I have an Apache Beam pipeline running on Google Dataflow whose job is rather simple:
- It reads individual JSON objects from Pub/Sub
- Parses them
- And sends them via HTTP to some API
This API requires me to send the items in batches of 75. So I built a DoFn
that accumulates events in a list and publish them via this API once they I get 75. This results to be too slow, so I thought instead of executing those HTTP requests in different threads using a thread pool.

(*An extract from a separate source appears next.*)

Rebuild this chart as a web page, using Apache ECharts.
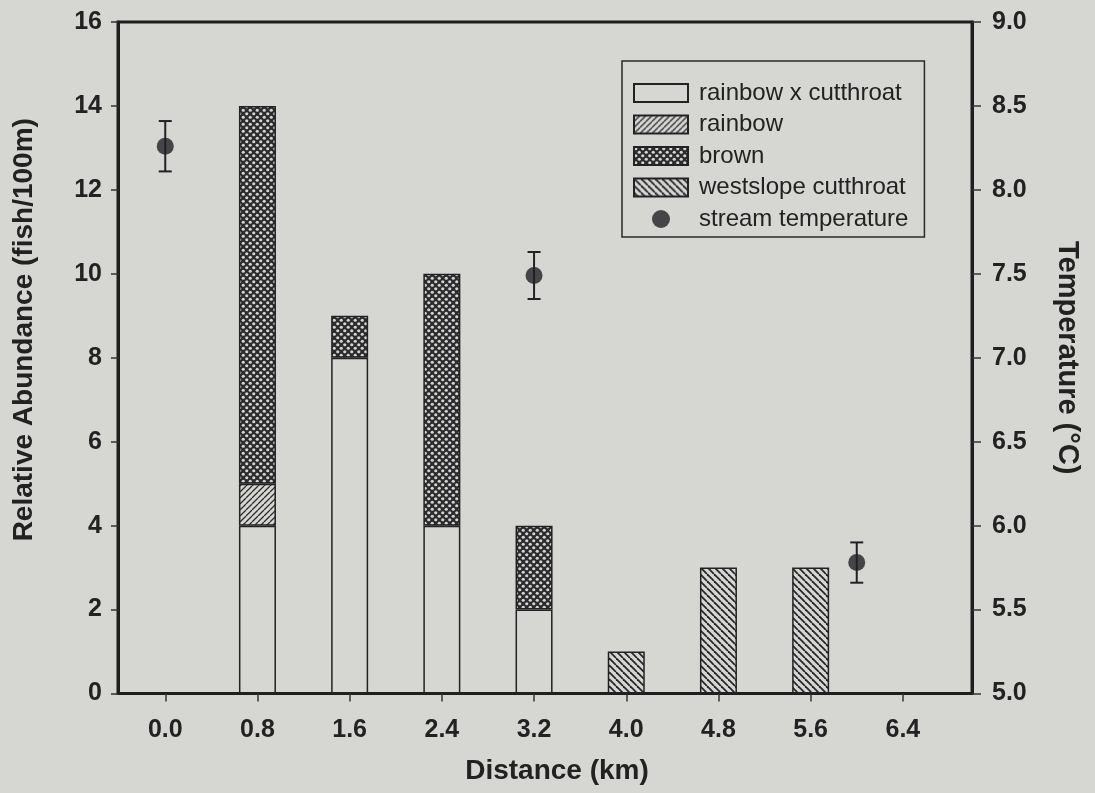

The implementation of what I have right now looks like this:
private class WriteFn : DoFn<TheEvent, Void>() {
@Transient var api: TheApi
@Transient var currentBatch: MutableList<TheEvent>
@Transient var executor: ExecutorService
@Setup
fun setup() {
api = buildApi()
executor = Executors.newCachedThreadPool()
}
@StartBundle
fun startBundle() {
currentBatch = mutableListOf()
}
@ProcessElement
fun processElement(processContext: ProcessContext) {
val record = processContext.element()
currentBatch.add(record)
if (currentBatch.size >= 75) {
flush()
}
}
private fun flush() {
val payloadTrack = currentBatch.toList()
executor.submit {
api.sendToApi(payloadTrack)
}
currentBatch.clear()
}
@FinishBundle
fun finishBundle() {
if (currentBatch.isNotEmpty()) {
flush()
}
}
@Teardown
fun teardown() {
executor.shutdown()
executor.awaitTermination(30, TimeUnit.SECONDS)
}
}
This seems to work "fine" in the sense that data is making it to the API. But I don't know if this is the right approach and I have the sense that this is very slow.
The reason I think it's slow is that when load testing (by sending a few million events to Pub/Sub), it takes it up to 8 times more time for the pipeline to forward those messages to the API (which has response times of under 8ms) than for my laptop to feed them into Pub/Sub.
Is there any problem with my implementation? Is this the way I should be doing this?
Also... am I required to wait for all the requests to finish in my @FinishBundle
method (i.e. by getting the futures returned by the executor and waiting on them)?